European Court Cases Test "Open Skies" Agreements with U.S.


MAY 8, 2001
BRUSSELS


[Editor's note: The outcome of these cases will have important consequences for the stand-off between the U.S. and the European Commission on the issue whether jet aircraft retrofitted with ineffective "hush kits" to meet current international aircraft noise standards will be able to land at European airports.]

On Tuesday 8 May, an oral hearing will take place before the European Court of Justice on the legal cases brought by the European Commission against seven countries that have concluded bilateral "Open Skies" agreements with the United States in the field of air transport (Austria, Belgium, Denmark, Finland, Germany, Luxembourg, Sweden), as well as against the United Kingdom, which has also opened its market to the US carriers in the Bermuda II agreement.

The cases were originally submitted to the Court in December 1998 and written submissions in which the parties set out their arguments have been exchanged. In October 1999 the Netherlands decided to join the cases in support of the other member states.

After the oral proceedings the parties will need to await the opinion of the Advocate-General before the final ruling of the Court is announced.

The Commission is examining the scope for further legal action against the Netherlands (in its own right), France, Italy, and Portugal, all of which have also concluded bilateral agreements with the United States in recent years.


The Commission's Position

In 1992 the member states of the European Union agreed to create a single market in air transport.

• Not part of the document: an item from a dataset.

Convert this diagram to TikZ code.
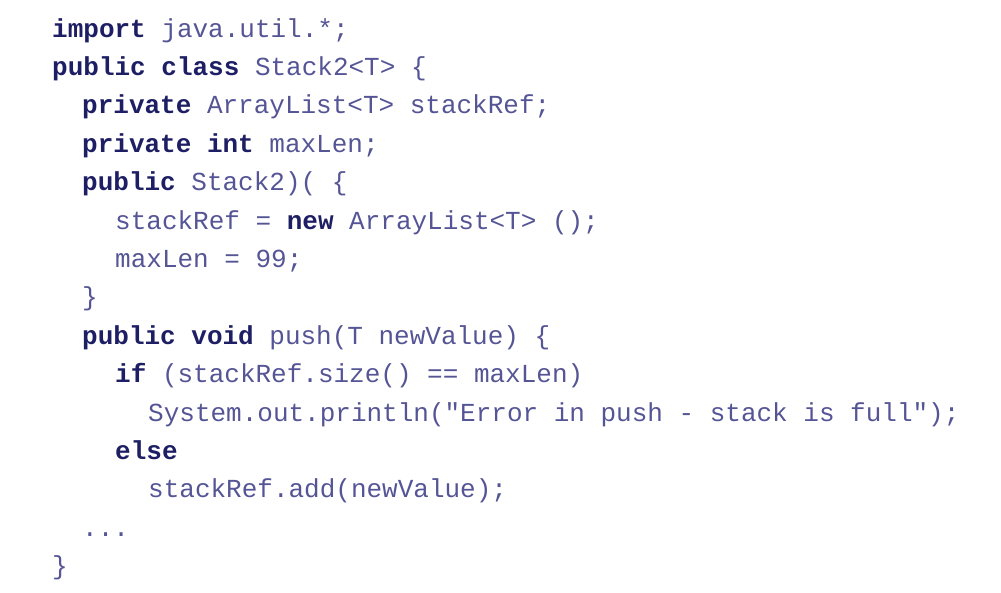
\documentclass[tikz,border=0pt]{standalone}
\usepackage{fontspec}
\newfontfamily\code{Liberation Mono}
\definecolor{kwc}{RGB}{30,30,100}
\definecolor{txc}{RGB}{85,85,150}
\newcommand{\kw}[1]{{\color{kwc}\bfseries #1}}
\begin{document}
\begin{tikzpicture}[x=1pt,y=-1pt,
  ln/.style={anchor=base west,inner sep=0pt,font=\code\fontsize{26}{30}\selectfont,text=txc}]
\useasboundingbox (0,0) rectangle (1001,592);
\node[ln] (l1) at (52,37) {\kw{import} java.util.*;};
\node[ln] (l2) at (52,75.4) {\kw{public class} Stack2<T> \{};
\node[ln] (l3) at (82,113.8) {\kw{private} ArrayList<T> stackRef;};
\node[ln] (l4) at (82,152.2) {\kw{private int} maxLen;};
\node[ln] (l5) at (82,190.6) {\kw{public} Stack2)( \{};
\node[ln] (l6) at (115,229) {stackRef = \kw{new} ArrayList<T> ();};
\node[ln] (l7) at (115,267.4) {maxLen = 99;};
\node[ln] (l8) at (82,305.8) {\}};
\node[ln] (l9) at (82,344.2) {\kw{public void} push(T newValue) \{};
\node[ln] (l10) at (115,382.6) {\kw{if} (stackRef.size() == maxLen)};
\node[ln] (l11) at (148,421) {System.out.println("Error in push - stack is full");};
\node[ln] (l12) at (115,459.4) {\kw{else}};
\node[ln] (l13) at (148,497.8) {stackRef.add(newValue);};
\node[ln] (l14) at (82,536.2) {...};
\node[ln] (l15) at (52,574.6) {\}};
\end{tikzpicture}
\end{document}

This meant liberalizing aviation and allowing all European airlines to fly passengers and goods throughout the EU. This liberalization created a single European market for air transport and gave all airlines established inside the EU equal rights under the law.

The Commission takes the view that the member states of the European Union should not now enter into a bilateral agreement with countries from outside the EU on an individual basis since such agreements:

a. affect the way the single market operates, for example, by allowing foreign air carriers to enter the internal European market. Airlines have to meet strict criteria to gain their status as European carriers and they should not face unfair competition from external carriers that do not meet those criteria, or which operate in a protected environment at home;

b. give airlines from one member state unfair competitive advantages over airlines from other member states, in particular, by allocating air traffic rights to foreign destinations on the basis of nationality, which negates the very essence of the internal market. The nationality rules hamper competition between European airlines by limiting each airline to its national market only and prevent the European industry from consolidating into more economic international businesses.

Given that there is a single European domestic market and that all European airlines should have equal rights to fly passengers and cargo, the Commission considers that negotiations with foreign countries cannot be negotiated by every member state and that the resulting agreements should provide all European airlines with equal rights and benefits.


The Agreements with the United States

All the agreements being challenged by the Commission are bilateral agreements between individual EU member states and the U.S. Moreover, all bar one of the agreements is a full "Open Skies" agreement which comprehensively liberalises air transport, including the right to fly onwards from the destination to a third country (known as "fifth freedom traffic rights"). The UK agreement is more restrictive than the "Open Skies" arrangements, but only in respect of Heathrow and Gatwick. For all other airports it contains similar elements that affect the single market and prevent European airlines from competing on an equal footing with their British counterparts.

The Commission respects the general liberalization objective of these bilateral agreements, but believes that by negotiating separately, the EU member states concerned have given US airlines considerable access to the domestic European market without gaining rights of equivalent value for European airlines in the United States. For example, while US carriers can fly freely from any point in the US to almost any point in the EU under this patchwork of agreements, European airlines can only fly to US destinations from their home country. Moreover, while US airlines can use their "fifth freedom" rights to fly between two member states of the EU, European airlines cannot fly in between different destinations within the US.

The Commission believes that in the case of negotiations with the United States, the only way for the EU to achieve a more balanced outcome is by pooling the negotiating leverage of all EU member states together. This joint approach, under which the EU speaks with a single unified and powerful voice, is now used in virtually all major international trade negotiations to good effect and the Commission sees no rationale for air transport to be approached in a different manner. The Commission, with the support of all Europe's major airlines, has developed a concept for a full EU-US agreement that would aim to create a fully liberalized market and open-up international investment in airlines. The Commission is awaiting the political go-ahead from the member states to open discussions with the US on this "Transatlantic Common Aviation Area".